Ahora, como todo el mundo ha comprado la tesis de la última escuela de Frankfurt sobre el reconocimiento como motor de la historia –las culpas para Axel Honneth-, ahora cualquier grupo de personas que tienen algo en común reclaman su derecho a ser reconocidas y, por ende, tener la posibilidad de señalar, cancelar y prohibir a los demás lo que digan, hagan o piensen. Una República enseña, encamina, transmite ciertos valores a los que añadir los de su marco social y familiar. A partir de ahí cada cual es libre. Alguien puede ser racista –algo asqueroso- pero no hay que meterle en la cárcel, sino educarle en el respeto. Hoy en día salen ofendidos a izquierda y derecha que se asemejan más a la Inquisición que a ciudadanos y ciudadanas republicanas. Si alguien hace un comentario machista se le criminaliza y se pide que le expulsen hasta de su trabajo.
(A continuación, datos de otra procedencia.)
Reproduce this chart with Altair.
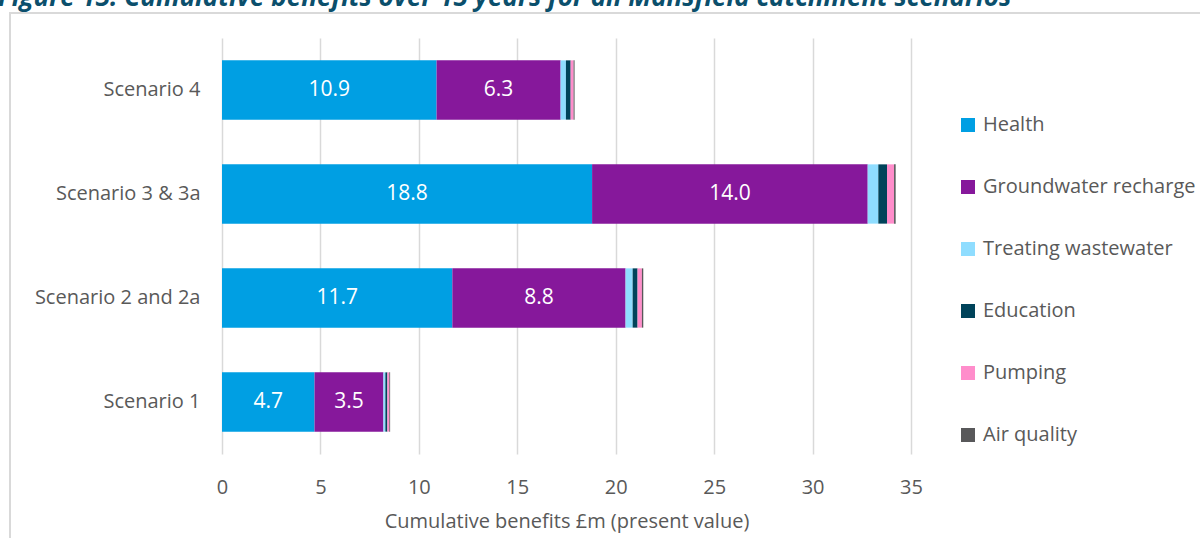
import altair as alt
import pandas as pd

scenarios = ["Scenario 4", "Scenario 3 & 3a", "Scenario 2 and 2a", "Scenario 1"]
categories = ["Health", "Groundwater recharge", "Treating wastewater",
              "Education", "Pumping", "Air quality"]
colors = ["#009FE3", "#86189B", "#8FDDFF", "#00435A", "#FF8DCB", "#58585A"]

health = [10.9, 18.8, 11.7, 4.7]
groundwater = [6.3, 14.0, 8.8, 3.5]
treating = [0.27, 0.54, 0.36, 0.10]
education = [0.24, 0.44, 0.25, 0.10]
pumping = [0.15, 0.36, 0.22, 0.10]
air_quality = [0.05, 0.08, 0.07, 0.04]

series = [health, groundwater, treating, education, pumping, air_quality]
x_ticks = [0, 5, 10, 15, 20, 25, 30, 35]

rows = []
for si, s in enumerate(scenarios):
    start = 0.0
    for ci, c in enumerate(categories):
        v = series[ci][si]
        rows.append({"scenario": s, "category": c, "order": ci,
                     "value": v, "start": start, "end": start + v,
                     "mid": start + v / 2,
                     "label": f"{v:.1f}" if ci < 2 else ""})
        start += v
df = pd.DataFrame(rows)

FONT = "Open Sans"
GREY = "#595959"
FS = 20

y_enc = alt.Y("scenario:N", sort=scenarios, title=None,
              scale=alt.Scale(paddingInner=0.43, paddingOuter=0.215),
              axis=alt.Axis(labelFont=FONT, labelFontSize=FS, labelColor=GREY,
                            labelPadding=22, ticks=False, domain=False))

bars = alt.Chart(df).mark_bar().encode(
    x=alt.X("start:Q", scale=alt.Scale(domain=[0, 35], nice=False),
            title="Cumulative benefits £m (present value)",
            axis=alt.Axis(values=x_ticks, labelFont=FONT, labelFontSize=FS,
                          labelColor=GREY, labelPadding=23, ticks=False,
                          labelFlush=False,
                          domain=False, grid=True, gridColor="#D9D9D9",
                          gridWidth=1.5, titleFont=FONT, titleFontSize=FS,
                          titleColor=GREY, titleFontWeight="normal",
                          titlePadding=14)),
    x2="end:Q",
    y=y_enc,
    color=alt.Color("category:N", sort=categories,
                    scale=alt.Scale(domain=categories, range=colors),
                    legend=alt.Legend(title=None, orient="none",
                                      legendX=736, legendY=77,
                                      symbolType="square", symbolSize=196,
                                      symbolStrokeWidth=0,
                                      labelFont=FONT, labelFontSize=FS,
                                      labelColor=GREY, labelOffset=5,
                                      rowPadding=42, labelLimit=400)),
    order=alt.Order("order:Q"),
)

labels = alt.Chart(df).mark_text(color="white", font=FONT, fontSize=21,
                                 baseline="middle").encode(
    x=alt.X("mid:Q"),
    y=alt.Y("scenario:N", sort=scenarios),
    text="label:N",
)

deco = pd.DataFrame({"t": ["Figure 13: Cumulative benefits over 15 years for all Mansfield catchment scenarios"]})
border = alt.Chart(deco).mark_rect(fill=None, stroke="#D9D9D9", strokeWidth=2).encode(
    x=alt.value(-212), x2=alt.value(1100), y=alt.value(-25), y2=alt.value(600))
title = alt.Chart(deco).mark_text(align="left", baseline="alphabetic", font=FONT,
                                  fontSize=26, fontWeight="bold", fontStyle="italic",
                                  color="#0B4F6C").encode(
    x=alt.value(-224), y=alt.value(-32), text="t:N")

chart = alt.layer(border, bars, labels, title).properties(
    width=689, height=416,
    autosize=alt.AutoSizeParams(type="none"),
    padding={"left": 222, "top": 38, "right": 289, "bottom": 84},
    background="white",
).configure_view(stroke=None)

chart.save("out.html", embed_options={"renderer": "svg", "actions": False})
Si alguien hace un comentario contra una cuestión religiosa se le intenta anular y hasta se le denuncia en los juzgados –incluso cuando la ofensa es contra el Islam se le cataloga de xenófobo-. No hay día en que los ofendiditos no aparezcan en las redes sociales o los medios de comunicación.
Con esos valores no se construye una república que pretenda ser duradera. Con esa carencia completa de capacidad de debate no se construye una república. Con esa capacidad de agonismo donde sólo hay buenos y malos cualquier república camina hacia la guerra civil. Con esa cultura de la cancelación la libertad se muere y se camina hacia un mundo orwelliano. Con ese reconocimiento como valor supremo al final se acaba en el individualismo más salvaje donde cada cual acaba siendo no un ser humano sino un derecho. Sin educar en valores plurales mediante debate se acaba construyendo una sociedad de los ofendiditos, los cuales acaban queriendo imponer sus deseos a los demás (miren el ejemplo de los comedores escolares con veganos, islámicos y demás grupos, por no hablar de las lenguas regionales). Una república del reconocimiento al final pierde el sustento fundamental, la comunidad de ciudadanos y ciudadanas. Y sin comunidad –plural, diversa y todo lo que quieran- no hay soberanía, ni derechos mínimos y fundamentales, ni vida social posible. Ni nacional-religionismo, ni postmodernismo son fuentes de construcción de nada perdurable. Pero de todo esto no verán que hablen quienes piden repúblicas o cambiar el régimen.